In the earliest example we’ve seen, a British satirical weekly (The Tomahawk, May 28, 1870) uses the term in mocking an anti-opiate movement:

“It is possible that Sir Wilfred Lawson may head a great Ante-opiate Movement, the object of which will be to get all people afflicted with toothache to pledge themselves to abstain from laudanum. It will, of course, be marshalled under the title of The Band of Hope-ium!”

The next appearance that we know of is from a book about the 1978 mass suicide and murder of Jim Jones and members of his Peoples Temple religious cult at Jonestown in Guyana:

“This was the practical God in distinction to Sky Gods, Spooks, Buzzard Gods, and the unknown God worshipped by those who were addicted to the ‘hopium’ of myth” (Salvation and Suicide: An Interpretation of Jim Jones, the Peoples Temple, and Jonestown, 1988, by David Chidester).

The usage began appearing more frequently in the early 21st century, perhaps influenced by the “Hope” poster used in Barrack Obama’s 2008 presidential campaign.

In “Hopium helps you forget several unpleasant facts,” the headline on a column by John Kass in the Chicago Tribune (July 30, 2008), the term is used satirically for the enthusiasm of Obama’s supporters.

As for “copium,” Merriam-Webster describes the term in a “Slang & Trending” feature on its website as “an Internet taunt for a delusional loser,” and has this expansive definition:

Copium is a slang term for denial or rationalization in the face of defeat or failure.

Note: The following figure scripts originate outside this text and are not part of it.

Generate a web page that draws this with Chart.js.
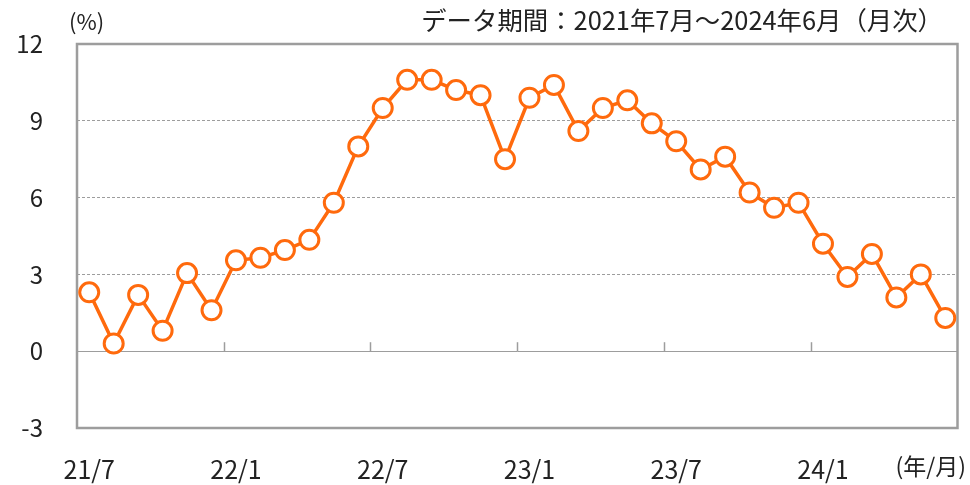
<!DOCTYPE html>
<html lang="ja">
<head>
<meta charset="utf-8">
<script src="https://cdn.jsdelivr.net/npm/chart.js@4/dist/chart.umd.min.js"></script>
<style>
  html, body { margin: 0; padding: 0; background: #fff; }
  #wrap { position: relative; width: 970px; height: 485px; }
</style>
</head>
<body>
<div id="wrap"><canvas id="rateChart"></canvas></div>
<script>
// months 2021/7 - 2024/6
const months = [
    '21/7', '21/8', '21/9', '21/10', '21/11', '21/12',
    '22/1', '22/2', '22/3', '22/4', '22/5', '22/6',
    '22/7', '22/8', '22/9', '22/10', '22/11', '22/12',
    '23/1', '23/2', '23/3', '23/4', '23/5', '23/6',
    '23/7', '23/8', '23/9', '23/10', '23/11', '23/12',
    '24/1', '24/2', '24/3', '24/4', '24/5', '24/6'
];
const rates = [
    2.3, 0.3, 2.2, 0.8, 3.05, 1.6,
    3.55, 3.65, 3.95, 4.35, 5.8, 8.0,
    9.5, 10.6, 10.6, 10.2, 10.0, 7.5,
    9.9, 10.4, 8.6, 9.5, 9.8, 8.9,
    8.2, 7.1, 7.6, 6.2, 5.6, 5.8,
    4.2, 2.9, 3.8, 2.1, 3.0, 1.3
];
const shownMonths = ['21/7', '22/1', '22/7', '23/1', '23/7', '24/1'];
const yTicks = [-3, 0, 3, 6, 9, 12];

const titleText = 'データ期間：2021年7月～2024年6月（月次）';
const yUnit = '(%)';
const xUnit = '(年/月)';

const FONT = '"Noto Sans CJK JP", "Noto Sans", sans-serif';
const ORANGE = '#ff6a0d';
const GRAY = '#9d9d9d';

// frame, small ticks on the zero line, unit labels
const decorations = {
    id: 'decorations',
    beforeDatasetsDraw(chart) {
        const { ctx, chartArea: a, scales: { x, y } } = chart;
        const y0 = y.getPixelForValue(0);
        const half = (x.getPixelForValue(1) - x.getPixelForValue(0)) / 2;
        ctx.save();
        ctx.strokeStyle = GRAY;
        ctx.lineWidth = 1.5;
        months.forEach((m, i) => {
            if (i > 0 && shownMonths.includes(m)) {
                const px = Math.round(x.getPixelForValue(i) - half) + 0.5;
                ctx.beginPath();
                ctx.moveTo(px, y0);
                ctx.lineTo(px, y0 - 9);
                ctx.stroke();
            }
        });
        ctx.lineWidth = 2.5;
        ctx.strokeRect(a.left, a.top, a.right - a.left, a.bottom - a.top);
        ctx.restore();
    },
    afterDraw(chart) {
        const { ctx } = chart;
        ctx.save();
        ctx.fillStyle = '#222';
        ctx.textBaseline = 'middle';
        ctx.font = '22px ' + FONT;
        ctx.textAlign = 'left';
        ctx.fillText(yUnit, 69, 22);
        ctx.font = '25.4px ' + FONT;
        ctx.textAlign = 'right';
        ctx.fillText(titleText, 943, 20);
        ctx.font = '23px ' + FONT;
        ctx.fillText(xUnit, 966, 466);
        ctx.restore();
    }
};

const ctx = document.getElementById('rateChart').getContext('2d');
new Chart(ctx, {
    type: 'line',
    data: {
        labels: months,
        datasets: [{
            data: rates,
            borderColor: ORANGE,
            borderWidth: 3.5,
            pointRadius: 9.5,
            pointBorderWidth: 3,
            pointBackgroundColor: '#fff',
            pointBorderColor: ORANGE,
            tension: 0,
            fill: false
        }]
    },
    options: {
        responsive: true,
        maintainAspectRatio: false,
        animation: false,
        layout: { padding: { top: 44, right: 10, left: 0, bottom: 0 } },
        plugins: {
            legend: { display: false },
            tooltip: { enabled: false }
        },
        scales: {
            x: {
                offset: true,
                grid: { display: false },
                border: { display: false },
                ticks: {
                    autoSkip: false,
                    maxRotation: 0,
                    padding: 18,
                    color: '#222',
                    font: { family: FONT, size: 25 },
                    callback: (v, i) => shownMonths.includes(months[i]) ? months[i] : ''
                },
                afterFit: s => { s.height = 57; }
            },
            y: {
                min: -3,
                max: 12,
                afterBuildTicks: s => { s.ticks = yTicks.map(v => ({ value: v })); },
                grid: {
                    drawTicks: true,
                    tickLength: 30,
                    tickColor: 'rgba(0,0,0,0)',
                    lineWidth: 1,
                    color: c => (c.tick && (c.tick.value === -3 || c.tick.value === 12)) ? 'rgba(0,0,0,0)' : GRAY
                },
                border: {
                    display: false,
                    dash: c => (c.tick && c.tick.value === 0) ? [] : [3, 2]
                },
                ticks: {
                    padding: 4,
                    color: '#222',
                    font: { family: FONT, size: 24 }
                },
                afterFit: s => { s.width = 77; }
            }
        }
    },
    plugins: [decorations]
});
</script>
</body>
</html>
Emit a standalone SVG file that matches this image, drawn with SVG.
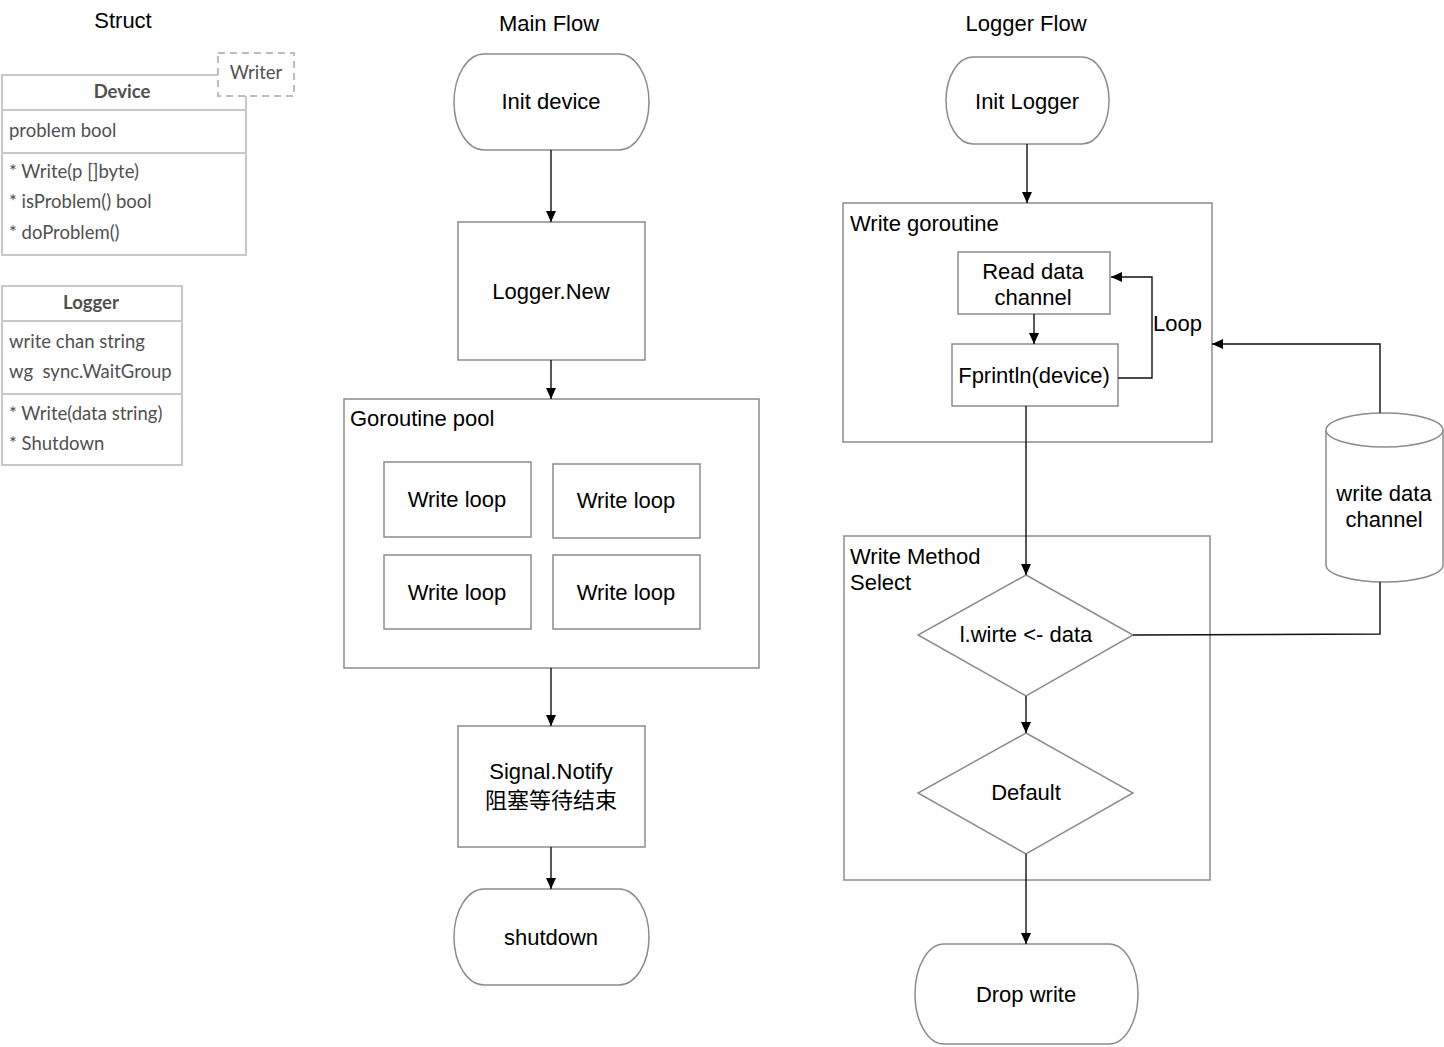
<svg xmlns="http://www.w3.org/2000/svg" width="1444" height="1047" viewBox="0 0 1444 1047">
  <defs>
    <marker id="arrow" markerWidth="12" markerHeight="12" refX="11" refY="5" orient="auto" markerUnits="userSpaceOnUse">
      <path d="M0,0 L11,5 L0,10 z" fill="#000"/>
    </marker>
    <style>
      .shape { fill: #fff; stroke: #8c8c8c; stroke-width: 1.5; }
      .uml { fill: #fff; stroke: #c8c8c8; stroke-width: 2; }
      .dash { fill: #fff; stroke: #bdbdbd; stroke-width: 2; stroke-dasharray: 7 5; }
      .wire { fill: none; stroke: #111; stroke-width: 1.4; }
      .txt { font-family: "Liberation Sans", Arial, "Noto Sans CJK SC", sans-serif; font-size: 22px; fill: #000; }
      .c { text-anchor: middle; }
      .utxt { font-family: Lato, "Noto Sans", sans-serif; font-size: 18.5px; fill: #505050; }
      .ub { font-weight: bold; }
    </style>
  </defs>

  <rect width="1444" height="1047" fill="#fff"/>

  <!-- column titles -->
  <g id="titles">
    <text class="txt c" x="123" y="28">Struct</text>
    <text class="txt c" x="549" y="31">Main Flow</text>
    <text class="txt c" x="1026" y="31">Logger Flow</text>
  </g>

  <!-- Struct: Device class -->
  <g id="device-class">
    <rect class="uml" x="2" y="75" width="244" height="180"/>
    <line class="uml" x1="2" y1="110" x2="246" y2="110"/>
    <line class="uml" x1="2" y1="153" x2="246" y2="153"/>
    <text class="utxt ub c" x="122" y="98">Device</text>
    <text class="utxt" x="9" y="137">problem bool</text>
    <text class="utxt" x="9" y="178">* Write(p []byte)</text>
    <text class="utxt" x="9" y="208">* isProblem() bool</text>
    <text class="utxt" x="9" y="239">* doProblem()</text>
  </g>
  <g id="writer-interface">
    <rect class="dash" x="218" y="53" width="76" height="43"/>
    <text class="utxt c" x="256" y="79">Writer</text>
  </g>

  <!-- Struct: Logger class -->
  <g id="logger-class">
    <rect class="uml" x="2" y="286" width="180" height="179"/>
    <line class="uml" x1="2" y1="321" x2="182" y2="321"/>
    <line class="uml" x1="2" y1="394" x2="182" y2="394"/>
    <text class="utxt ub c" x="91" y="309">Logger</text>
    <text class="utxt" x="9" y="348">write chan string</text>
    <text class="utxt" x="9" y="378" xml:space="preserve">wg  sync.WaitGroup</text>
    <text class="utxt" x="9" y="420">* Write(data string)</text>
    <text class="utxt" x="9" y="450">* Shutdown</text>
  </g>

  <!-- Main flow -->
  <g id="init-device">
    <rect class="shape" x="454" y="54" width="195" height="96" rx="30" ry="48"/>
    <text class="txt c" x="551" y="109">Init device</text>
  </g>
  <g id="logger-new">
    <rect class="shape" x="458" y="222" width="187" height="138"/>
    <text class="txt c" x="551" y="299">Logger.New</text>
  </g>
  <g id="goroutine-pool">
    <rect class="shape" x="344" y="399" width="415" height="269"/>
    <text class="txt" x="350" y="426">Goroutine pool</text>
  </g>
  <g id="write-loop-1">
    <rect class="shape" x="384" y="462" width="147" height="75"/>
    <text class="txt c" x="457" y="507">Write loop</text>
  </g>
  <g id="write-loop-2">
    <rect class="shape" x="553" y="464" width="147" height="74"/>
    <text class="txt c" x="626" y="508">Write loop</text>
  </g>
  <g id="write-loop-3">
    <rect class="shape" x="384" y="555" width="147" height="74"/>
    <text class="txt c" x="457" y="600">Write loop</text>
  </g>
  <g id="write-loop-4">
    <rect class="shape" x="553" y="555" width="147" height="74"/>
    <text class="txt c" x="626" y="600">Write loop</text>
  </g>
  <g id="signal-notify">
    <rect class="shape" x="458" y="726" width="187" height="121"/>
    <text class="txt c" x="551" y="779">Signal.Notify</text>
    <text class="txt c" x="551" y="808">阻塞等待结束</text>
  </g>
  <g id="shutdown">
    <rect class="shape" x="454" y="889" width="195" height="96" rx="30" ry="48"/>
    <text class="txt c" x="551" y="945">shutdown</text>
  </g>

  <!-- Logger flow -->
  <g id="init-logger">
    <rect class="shape" x="946" y="57" width="163" height="87" rx="27" ry="43.5"/>
    <text class="txt c" x="1027" y="109">Init Logger</text>
  </g>
  <g id="write-goroutine">
    <rect class="shape" x="843" y="203" width="369" height="239"/>
    <text class="txt" x="850" y="231">Write goroutine</text>
  </g>
  <g id="read-data-channel">
    <rect class="shape" x="958" y="252" width="152" height="62"/>
    <text class="txt c" x="1033" y="279">Read data</text>
    <text class="txt c" x="1033" y="305">channel</text>
  </g>
  <g id="fprintln">
    <rect class="shape" x="952" y="344" width="166" height="62"/>
    <text class="txt c" x="1034" y="383">Fprintln(device)</text>
  </g>
  <g id="write-method-select">
    <rect class="shape" x="844" y="536" width="366" height="344"/>
    <text class="txt" x="850" y="564">Write Method</text>
    <text class="txt" x="850" y="590">Select</text>
  </g>
  <g id="write-case">
    <polygon class="shape" points="1026,575 1133,635 1026,696 918,635"/>
    <text class="txt c" x="1026" y="642">l.wirte &lt;- data</text>
  </g>
  <g id="default-case">
    <polygon class="shape" points="1026,733 1133,793 1026,854 918,793"/>
    <text class="txt c" x="1026" y="800">Default</text>
  </g>
  <g id="drop-write">
    <rect class="shape" x="915" y="944" width="223" height="100" rx="29" ry="50"/>
    <text class="txt c" x="1026" y="1002">Drop write</text>
  </g>
  <g id="write-data-channel">
    <path class="shape" d="M1326,430 A58.5,17 0 0 1 1443,430 L1443,565 A58.5,17 0 0 1 1326,565 Z"/>
    <path class="shape" fill="none" d="M1326,430 A58.5,17 0 0 0 1443,430"/>
    <text class="txt c" x="1384" y="501">write data</text>
    <text class="txt c" x="1384" y="527">channel</text>
  </g>

  <!-- connectors -->
  <g id="connectors">
    <line class="wire" x1="551" y1="150" x2="551" y2="222" marker-end="url(#arrow)"/>
    <line class="wire" x1="551" y1="360" x2="551" y2="399" marker-end="url(#arrow)"/>
    <line class="wire" x1="551" y1="668" x2="551" y2="726" marker-end="url(#arrow)"/>
    <line class="wire" x1="551" y1="847" x2="551" y2="889" marker-end="url(#arrow)"/>
    <line class="wire" x1="1027" y1="144" x2="1027" y2="203" marker-end="url(#arrow)"/>
    <line class="wire" x1="1034" y1="314" x2="1034" y2="344" marker-end="url(#arrow)"/>
    <polyline class="wire" points="1118,378 1152,378 1152,277 1111,277" marker-end="url(#arrow)"/>
    <line class="wire" x1="1026" y1="406" x2="1026" y2="575" marker-end="url(#arrow)"/>
    <line class="wire" x1="1026" y1="696" x2="1026" y2="733" marker-end="url(#arrow)"/>
    <line class="wire" x1="1026" y1="854" x2="1026" y2="944" marker-end="url(#arrow)"/>
    <polyline class="wire" points="1133,635 1380,634 1380,582"/>
    <polyline class="wire" points="1380,413 1380,344 1212,344" marker-end="url(#arrow)"/>
    <text class="txt" x="1153" y="331">Loop</text>
  </g>
</svg>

It is presented as a metaphorical drug people take when dealing with losing a game or otherwise being disappointed.”

As M-W explains, “The implication of copium is that, rather than honestly accept defeat, someone deals (copes) with it by numbing their pain through denial or the like (as if taking opium).”

The dictionary says “various people probably coined copium independently in the 2000s.” The earliest example we’ve seen is from Copium, a 2003 album by the Oakland, CA, rapper Kreak da Sneak.

We listened to track 6, entitled “Copium,” to find out how the term was used, but the only words we could make out were the numerous “motherfuckers” (and variant forms). We were unable to find a transcription of the lyrics online.

The linguist Ben Zimmer says the title “Copium” here stands for “Counting Other People’s Money” (“Among the New Words,” American Speech, May 2022).

The title on most physical versions of the album is “COPIUM” (all caps), while the title on some others is “Counting Other People’s Money.”

In July 2019, the word appeared in a meme on a 4chan forum with an image of the Internet character Pepe the Frog breathing with a mask and tube from a tank labeled “copium.”

The meme was used at first to put down political losers who refused to accept defeat. It later came to mean irrational optimism to cope with any kind of disappointment or defeat.